§ TO BE DONE: Starting at the top of the listing, extract every line up to and including the one with "plt.rcParams['font.weight'] = 'bold'". Pictures stay out of the copy.

§ EXTRACTED DATA:

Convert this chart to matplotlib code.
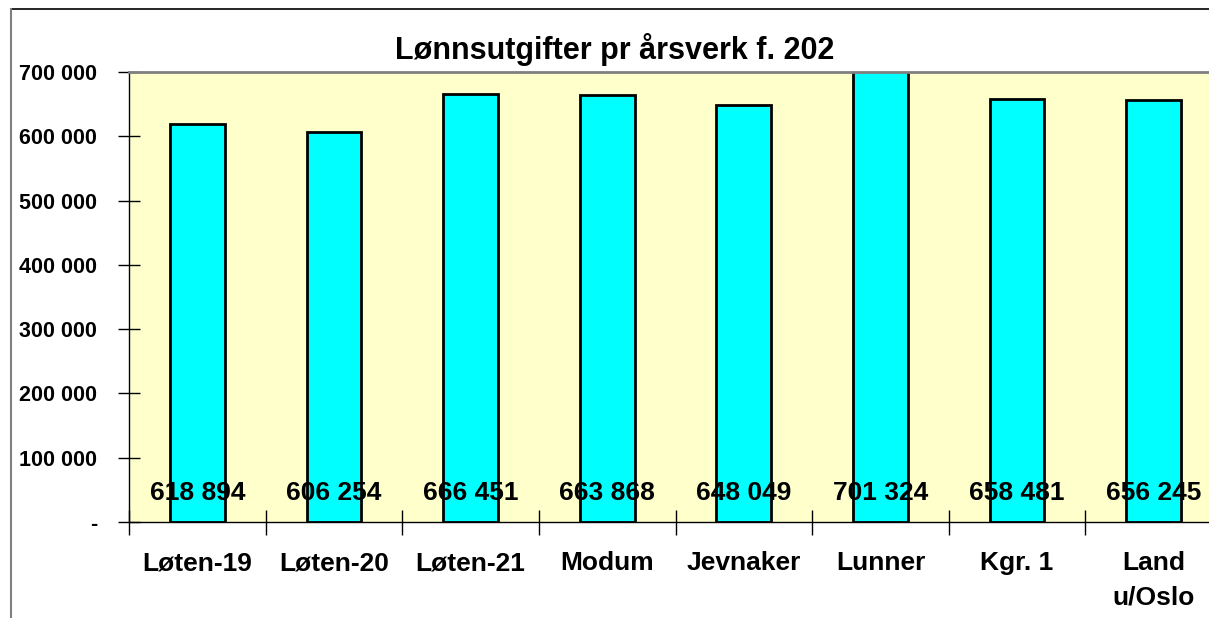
import matplotlib.pyplot as plt
from matplotlib.lines import Line2D
from matplotlib.ticker import FuncFormatter

plt.rcParams['font.family'] = ['Liberation Sans Narrow', 'Liberation Sans', 'DejaVu Sans']
plt.rcParams['font.weight'] = 'bold'

categories = ['Løten-19', 'Løten-20', 'Løten-21', 'Modum', 'Jevnaker', 'Lunner', 'Kgr. 1', 'Land\nu/Oslo']
values = [618894, 606254, 666451, 663868, 648049, 701324, 658481, 656245]
yticks = [0, 100000, 200000, 300000, 400000, 500000, 600000, 700000]
title = 'Lønnsutgifter pr årsverk f. 202'


def fmt(v, pos=None):
    if v == 0:
        return '-'
    return f'{int(v):,}'.replace(',', ' ')


fig = plt.figure(figsize=(12.09, 6.18), dpi=100)
ax = fig.add_axes([129 / 1209, 96 / 618, 1093 / 1209, 450 / 618])
ax.set_facecolor('#FFFFCC')

x = range(len(categories))
ax.bar(x, values, width=0.4, color='#00FFFF', edgecolor='black', linewidth=2)

for i, v in enumerate(values):
    ax.text(i, 0.064, fmt(v), transform=ax.get_xaxis_transform(),
            ha='center', va='center', fontsize=19, fontweight='bold')

ax.set_xlim(-0.5, len(categories) - 0.5)
ax.set_ylim(0, 700000)
ax.set_yticks(yticks)
ax.yaxis.set_major_formatter(FuncFormatter(fmt))
ax.set_xticks([i + 0.5 for i in range(-1, len(categories))], minor=False)
ax.set_xticklabels([])
ax.set_xticks(list(x), minor=True)
labels = ax.set_xticklabels(categories, minor=True, fontsize=19, fontweight='bold')
for lab in labels:
    lab.set_linespacing(1.55)
ax.tick_params(axis='x', which='minor', length=0, pad=21)
ax.tick_params(axis='x', which='major', direction='inout', length=18, width=1)
ax.tick_params(axis='y', direction='inout', length=16, width=1, labelsize=15.5, pad=15)

ax.spines['right'].set_visible(False)
ax.spines['top'].set_color('#808080')
ax.spines['top'].set_linewidth(2)
ax.spines['left'].set_linewidth(1)
ax.spines['bottom'].set_linewidth(1)

fig.text(615 / 1209, 1 - 50 / 618, title, ha='center', va='center',
         fontsize=22, fontweight='bold')

# outer chart frame
fig.add_artist(Line2D([11 / 1209, 1], [1 - 9 / 618, 1 - 9 / 618], color='black', lw=1.2))
fig.add_artist(Line2D([11 / 1209, 11 / 1209], [0, 1 - 9 / 618], color='#808080', lw=1.5))

fig.savefig('out.png', dpi=100)
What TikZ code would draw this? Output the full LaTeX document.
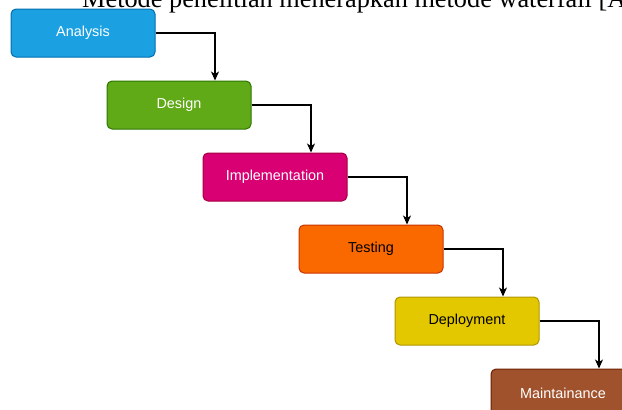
\documentclass[tikz,border=0pt]{standalone}
\usepackage{fontspec}
\setmainfont{Liberation Serif}
\newfontfamily\phasefont{Liberation Sans}
\usetikzlibrary{arrows.meta}

\definecolor{analysisFill}{HTML}{1BA1E2}
\definecolor{analysisLine}{HTML}{006EAF}
\definecolor{designFill}{HTML}{60A917}
\definecolor{designLine}{HTML}{2D7600}
\definecolor{implFill}{HTML}{D80073}
\definecolor{implLine}{HTML}{A50040}
\definecolor{testFill}{HTML}{FA6800}
\definecolor{testLine}{HTML}{C73500}
\definecolor{deployFill}{HTML}{E3C800}
\definecolor{deployLine}{HTML}{B09500}
\definecolor{maintFill}{HTML}{A0522D}
\definecolor{maintLine}{HTML}{6D1F00}

\tikzset{
  phase/.style={draw, line width=1pt, rounded corners=5pt,
    minimum width=144pt, minimum height=48pt, inner sep=0pt,
    font=\phasefont\fontsize{14.4}{17}\selectfont},
  flow/.style={-{Stealth[length=9pt,width=8pt,inset=2.5pt]}, line width=1.2pt}
}

\begin{document}
\begin{tikzpicture}[x=1pt,y=-1pt]
\clip (0,0) rectangle (622,410);

\node[anchor=base west, inner sep=0pt, font=\fontsize{26.3}{30}\selectfont] (intro) at (82,7.5) {Metode penelitian menerapkan metode waterfall [A}; % cut-off line

\node[phase, fill=analysisFill, draw=analysisLine, text=white] (analysis) at (83,33) {Analysis}; % phase 1
\node[phase, fill=designFill, draw=designLine, text=white] (design) at (179,105) {Design}; % phase 2
\node[phase, fill=implFill, draw=implLine, text=white] (impl) at (275,177) {Implementation}; % phase 3
\node[phase, fill=testFill, draw=testLine, text=black] (testing) at (371,249) {Testing}; % phase 4
\node[phase, fill=deployFill, draw=deployLine, text=black] (deploy) at (467,321) {Deployment}; % phase 5
\node[phase, fill=maintFill, draw=maintLine, text=white] (maint) at (563,393) {Maintainance}; % phase 6

\draw[flow] (analysis.east) -| ([xshift=36pt]design.north);
\draw[flow] (design.east) -| ([xshift=36pt]impl.north);
\draw[flow] (impl.east) -| ([xshift=36pt]testing.north);
\draw[flow] (testing.east) -| ([xshift=36pt]deploy.north);
\draw[flow] (deploy.east) -| ([xshift=36pt]maint.north);
\end{tikzpicture}
\end{document}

§ RESPONSE:
Convert this chart to matplotlib code.
import matplotlib.pyplot as plt
from matplotlib.lines import Line2D
from matplotlib.ticker import FuncFormatter

plt.rcParams['font.family'] = ['Liberation Sans Narrow', 'Liberation Sans', 'DejaVu Sans']
plt.rcParams['font.weight'] = 'bold'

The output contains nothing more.